The authors identified technical errors in the prior analysis of the variance reduced temporal difference (VRTD) algorithm and provided a corrected non-asymptotic convergence analysis, showing that VRTD converges linearly to a neighborhood of the fixed-point solution and reduces variance and bias errors compared to vanilla TD, with improved computational complexity under Markov sampling.
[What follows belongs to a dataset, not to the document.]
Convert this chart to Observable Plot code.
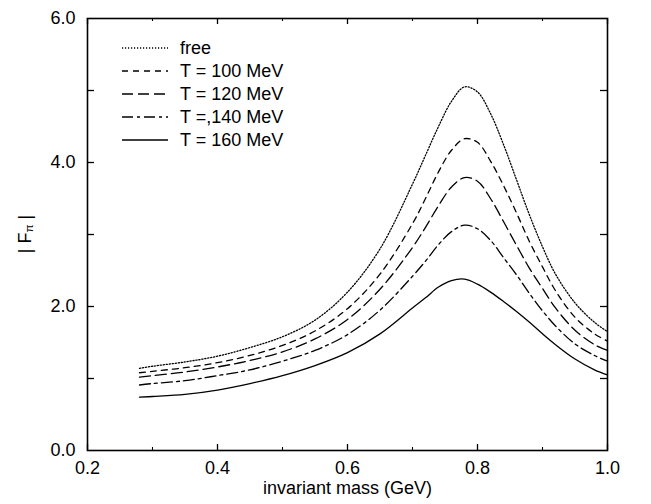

Temporal difference (TD) learning is a popular algorithm for policy evaluation in reinforcement learning, but the vanilla TD can substantially suffer from the inherent optimization variance. A variance reduced TD (VRTD) algorithm was proposed by Korda and La (2015), which applies the variance reduction technique directly to the online TD learning with Markovian samples. In this work, we first point out the technical errors in the analysis of VRTD in Korda and La (2015), and then provide a mathematically solid analysis of the non-asymptotic convergence of VRTD and its variance reduction performance. We show that VRTD is guaranteed to converge to a neighborhood of the fixed-point solution of TD at a linear convergence rate. Furthermore, the variance error (for both i.i.d.\ and Markovian sampling) and the bias error (for Markovian sampling) of VRTD are significantly reduced by the batch size of variance reduction in comparison to those of vanilla TD. As a result, the overall computational complexity of VRTD to attain a given accurate solution outperforms that of TD under Markov sampling and outperforms that of TD under i.i.d.\ sampling for a sufficiently small conditional number.